2.        Europäische Union – Verstärkte Zusammenarbeit – Kriterien für die Anwendung – Unmöglichkeit, die angestrebten Ziele innerhalb eines vertretbaren Zeitraums für die gesamte Union zu erreichen – Umgehung des Einstimmigkeitserfordernisses – Fehlen

(Art. 20 EUV; Art. 326 AEUV bis Art. 334 AEUV)

3.        Europäische Union – Verstärkte Zusammenarbeit – Einführung eines europäischen Patents und einer Sprachenregelung – Tatbestandsmerkmale – Verpflichtung, eine Verstärkte Zusammenarbeit „als letztes Mittel“ zu begründen – Begriff

(Art. 20 Abs. 2 EUV)

4.        Handlungen der Organe – Begründung – Pflicht – Umfang – Entscheidung, die in einem dem Adressaten bekannten Kontext ergeht – Zulässigkeit einer summarischen Begründung

(Art. 296 AEUV)

5.        Europäische Union – Verstärkte Zusammenarbeit – Einführung eines europäischen Patents – Einheitlicher Schutz im Gebiet aller Mitgliedstaaten – Verhältnis zum Münchner Übereinkommen über die Erteilung europäischer Patente

(Art. 20 Abs. 1 EUV)

6.        Rechtsangleichung – Gewerbliches und kommerzielles Eigentum – Patentrecht – Einführung eines europäischen Patents „in der Union“ – Anwendung im Rahmen einer Verstärkten Zusammenarbeit – Einheitlicher Schutz auf den Hoheitsgebieten der teilnehmenden Mitgliedstaaten und nicht in der gesamten Union – Zulässigkeit

(Art. 118 AEUV)

1.        Die durch Art. 118 AEUV übertragenen Zuständigkeiten, europäische Rechtstitel für das geistige Eigentum zu schaffen und hinsichtlich dieser Rechtstitel zentralisierte Zulassungs-, Koordinierungs- und Kontrollregelungen auf Unionsebene einzurichten, sowie die Zuständigkeit zur Festlegung der Sprachenregelung für diese Rechtstitel, die in engem Zusammenhang mit der Schaffung dieser Rechtstitel steht, gehören zu einem Bereich der geteilten Zuständigkeiten im Sinne von Art. 4 Abs. 2 AEUV und es handelt sich dabei folglich nicht um eine ausschließliche Zuständigkeit im Sinne von Art. 20 Abs. 1 Unterabs. 1 EUV. Demnach ist der Rat für die Ermächtigung zu einer Verstärkten Zusammenarbeit im Bereich der Schaffung eines einheitlichen Patentschutzes zuständig.

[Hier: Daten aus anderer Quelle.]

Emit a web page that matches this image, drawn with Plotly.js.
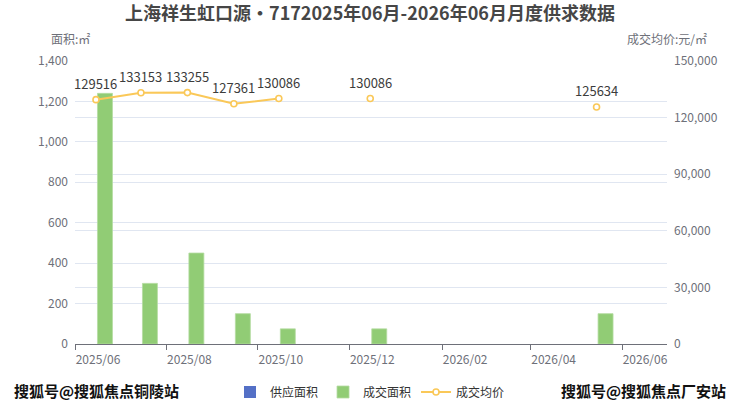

(vgl. Randnrn. 17, 18, 25, 26)

2.        Die Art. 20 EUV und 326 AEUV bis 334 AEUV untersagen es den Mitgliedstaaten in keiner Weise, im Rahmen der Zuständigkeiten der Union, zu deren Wahrnehmung gemäß den Verträgen Einstimmigkeit erforderlich ist, untereinander eine Verstärkte Zusammenarbeit zu begründen. Aus Art. 333 Abs. 1 AEUV ergibt sich vielmehr, dass solche Zuständigkeiten, sofern die in den Art. 20 EUV und 326 AEUV bis 334 AEUV festgelegten Voraussetzungen vorliegen, Gegenstand einer Verstärkten Zusammenarbeit sein dürfen und dass in diesem Fall die Einstimmigkeit – vorbehaltlich eines Beschlusses des Rates, mit qualifizierter Mehrheit zu beschließen – sich allein auf die Stimmen der teilnehmenden Mitgliedstaaten bezieht.

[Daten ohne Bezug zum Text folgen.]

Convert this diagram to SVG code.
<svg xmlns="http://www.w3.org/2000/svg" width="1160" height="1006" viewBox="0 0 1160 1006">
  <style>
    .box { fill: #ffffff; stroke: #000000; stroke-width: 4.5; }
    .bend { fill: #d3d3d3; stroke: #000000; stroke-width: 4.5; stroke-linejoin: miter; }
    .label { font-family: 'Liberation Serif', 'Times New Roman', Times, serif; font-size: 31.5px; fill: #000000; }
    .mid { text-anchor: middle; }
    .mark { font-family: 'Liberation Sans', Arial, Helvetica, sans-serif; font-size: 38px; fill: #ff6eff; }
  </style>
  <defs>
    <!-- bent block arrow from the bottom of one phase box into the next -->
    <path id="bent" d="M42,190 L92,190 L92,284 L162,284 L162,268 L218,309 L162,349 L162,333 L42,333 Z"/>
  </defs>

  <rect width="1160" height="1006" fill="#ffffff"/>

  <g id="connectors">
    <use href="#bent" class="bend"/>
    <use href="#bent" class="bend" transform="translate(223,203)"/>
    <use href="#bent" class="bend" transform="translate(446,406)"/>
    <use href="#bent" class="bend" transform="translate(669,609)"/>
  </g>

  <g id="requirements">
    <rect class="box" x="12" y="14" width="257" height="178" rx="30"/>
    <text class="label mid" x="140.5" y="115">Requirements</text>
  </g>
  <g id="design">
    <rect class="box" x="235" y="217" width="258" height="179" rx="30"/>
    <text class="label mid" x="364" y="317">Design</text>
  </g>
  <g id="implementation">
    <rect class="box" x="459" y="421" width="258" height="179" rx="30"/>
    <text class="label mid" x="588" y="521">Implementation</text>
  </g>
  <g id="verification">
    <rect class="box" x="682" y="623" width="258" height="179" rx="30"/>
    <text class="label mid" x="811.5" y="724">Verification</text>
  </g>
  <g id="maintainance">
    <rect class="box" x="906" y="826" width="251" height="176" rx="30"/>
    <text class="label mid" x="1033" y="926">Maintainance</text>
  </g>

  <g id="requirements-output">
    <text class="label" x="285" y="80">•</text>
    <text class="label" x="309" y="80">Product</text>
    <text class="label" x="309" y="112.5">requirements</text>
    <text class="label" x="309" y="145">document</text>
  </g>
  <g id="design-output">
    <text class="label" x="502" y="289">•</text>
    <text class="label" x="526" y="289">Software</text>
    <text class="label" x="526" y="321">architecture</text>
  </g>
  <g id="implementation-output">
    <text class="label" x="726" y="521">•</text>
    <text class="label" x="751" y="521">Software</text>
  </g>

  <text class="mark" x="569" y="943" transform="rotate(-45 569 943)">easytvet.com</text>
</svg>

Außerdem beschränken die Art. 20 EUV und 326 AEUV bis 334 AEUV die Möglichkeit, eine Verstärkte Zusammenarbeit aufzunehmen, nicht auf den Fall, in dem ein oder mehrere Mitgliedstaaten erklären, sie seien noch nicht bereit, sich an einer gesetzgeberischen Maßnahme der Union in ihrer Gesamtheit zu beteiligen. Die Unmöglichkeit, die mit dieser Zusammenarbeit angestrebten Ziele innerhalb eines vertretbaren Zeitraums durch die Union in ihrer Gesamtheit zu verwirklichen, auf die sich Art. 20 Abs. 2 EUV bezieht, kann verschiedene Ursachen haben, wie fehlendes Interesse eines oder mehrerer Mitgliedstaaten oder die Unfähigkeit der Mitgliedstaaten, die allesamt ihr Interesse am Erlass einer Regelung auf Unionsebene bekundet haben, sich auf den Inhalt einer solchen Regelung zu einigen.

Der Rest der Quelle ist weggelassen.